Exercise aim:
From the first line of the listing below, retype each line up to and including the one with "from bokeh.resources import INLINE"; pictures stay out.

Supplied information:
********************

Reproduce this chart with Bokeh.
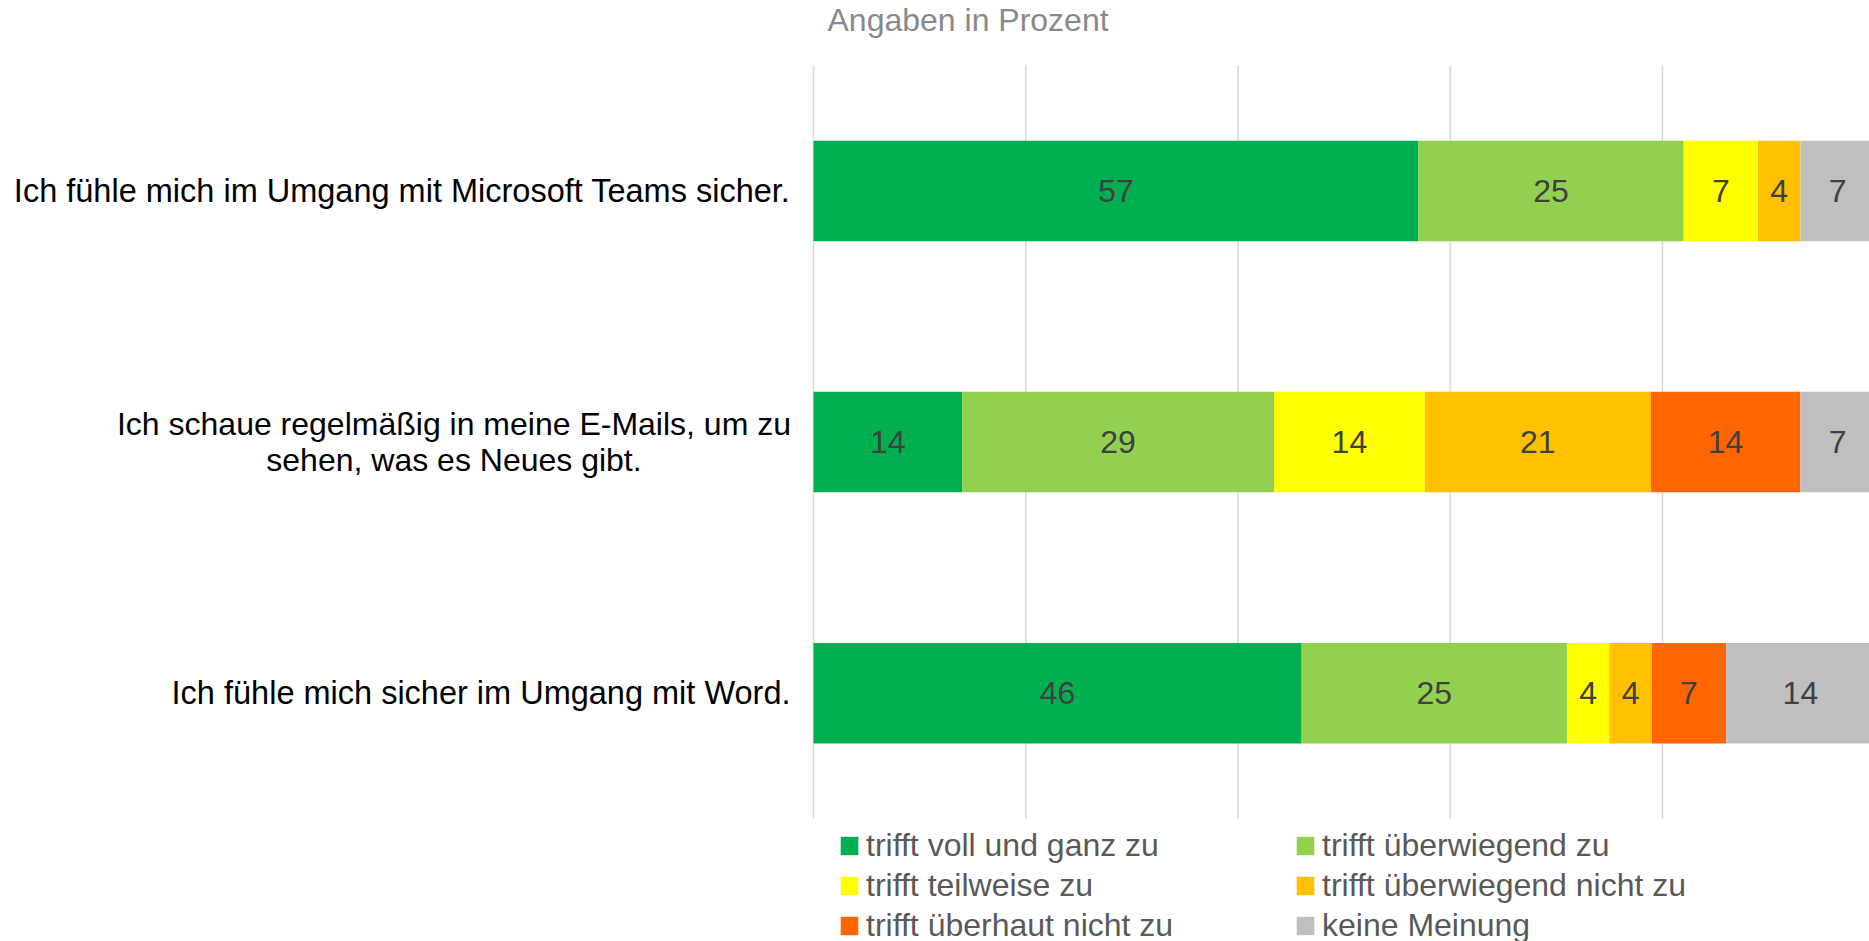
from bokeh.plotting import figure
from bokeh.models import ColumnDataSource, Range1d, Legend, LegendItem, Label
from bokeh.core.properties import value
from bokeh.embed import file_html
from bokeh.resources import INLINE

# --- data -------------------------------------------------------------
statements = [
    "Ich fühle mich im Umgang mit Microsoft Teams sicher.",
    "Ich schaue regelmäßig in meine E-Mails, um zu\nsehen, was es Neues gibt.",
    "Ich fühle mich sicher im Umgang mit Word.",
]
answer_labels = [
    "trifft voll und ganz zu",
    "trifft überwiegend zu",
    "trifft teilweise zu",
    "trifft überwiegend nicht zu",
    "trifft überhaut nicht zu",
    "keine Meinung",
]
voll_und_ganz = [57, 14.0, 46]
ueberwiegend = [25, 29.4, 25]
teilweise = [7, 14.2, 4]
ueberwiegend_nicht = [4, 21.3, 4]
ueberhaupt_nicht = [0, 14.1, 7]
keine_meinung = [7, 7.0, 14]
grid_ticks = [0, 20, 40, 60, 80, 100]
title_text = "Angaben in Prozent"

colors = ["#00B050", "#92D050", "#FFFF00", "#FFC000", "#FF6600", "#BFBFBF"]
keys = ["v1", "v2", "v3", "v4", "v5", "v6"]
series = [voll_und_ganz, ueberwiegend, teilweise, ueberwiegend_nicht, ueberhaupt_nicht, keine_meinung]

rows = list(range(len(statements)))  # row index, top to bottom
data = {"row": rows, "statement": statements}
for k, s in zip(keys, series):
    data[k] = s
source = ColumnDataSource(data)

FONT = "Liberation Sans"

p = figure(
    width=1869, height=941,
    x_range=Range1d(-76.61, 99.51),
    y_range=Range1d(2.989, -0.7587),   # flipped: first statement on top
    output_backend="svg", toolbar_location=None,
    x_axis_location=None, y_axis_location=None,
    min_border_left=0, min_border_right=0,
    min_border_top=0, min_border_bottom=0,
)
p.outline_line_color = None
p.background_fill_color = "white"
p.grid.visible = False

# vertical grid lines over the category band
n = len(statements)
p.segment(x0=grid_ticks, x1=grid_ticks, y0=[-0.5] * len(grid_ticks),
          y1=[n - 0.5] * len(grid_ticks), line_color="#D9D9D9", line_width=1.5)

renderers = p.hbar_stack(keys, y="row", height=0.4, fill_color=colors,
                         line_color=None, source=source)

# data labels
lx, ly, lt = [], [], []
for i in rows:
    cum = 0.0
    for s in series:
        v = s[i]
        if v > 0:
            lx.append(cum + v / 2.0)
            ly.append(i)
            lt.append(str(int(round(v))))
        cum += v
lab_src = ColumnDataSource(dict(x=lx, y=ly, t=lt))
p.text(x="x", y="y", text="t", source=lab_src, text_align="center",
       text_baseline="middle", text_font=value(FONT), text_font_size="32px",
       text_color="#404040")

# category labels (left of the bars)
single_y = [i for i in rows if "\n" not in statements[i]]
multi_y = [i for i in rows if "\n" in statements[i]]
p.text(x=[0] * len(single_y), y=single_y, text=[statements[i] for i in single_y],
       x_offset=-23, text_align="right", text_baseline="middle",
       text_font=value(FONT), text_font_size="32.5px", text_color="#000000")
p.text(x=[0] * len(multi_y), y=multi_y, text=[statements[i] for i in multi_y],
       x_offset=-359.5, text_align="center", text_baseline="middle",
       text_font=value(FONT), text_font_size="32px", text_color="#000000",
       text_line_height=1.02)

# title
p.add_layout(Label(x=827, y=922, x_units="screen", y_units="screen",
                   text=title_text, text_font=FONT, text_font_size="32px",
                   text_color="#898989", text_baseline="alphabetic",
                   text_align="left"))

# legend
items = [LegendItem(label=lab, renderers=[r]) for lab, r in zip(answer_labels, renderers)]
legend = Legend(
    items=items, location=(838, -3.5), orientation="horizontal", ncols=2,
    glyph_width=22, glyph_height=23, label_standoff=6, label_width=426,
    label_height=38, spacing=2, padding=0, margin=0,
    border_line_color=None, background_fill_alpha=0,
    label_text_font=FONT, label_text_font_size="32px", label_text_color="#595959",
)
p.add_layout(legend)

open("out.html", "w").write(file_html(p, INLINE))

********************

Full solution:
Reproduce this chart with Bokeh.
from bokeh.plotting import figure
from bokeh.models import ColumnDataSource, Range1d, Legend, LegendItem, Label
from bokeh.core.properties import value
from bokeh.embed import file_html
from bokeh.resources import INLINE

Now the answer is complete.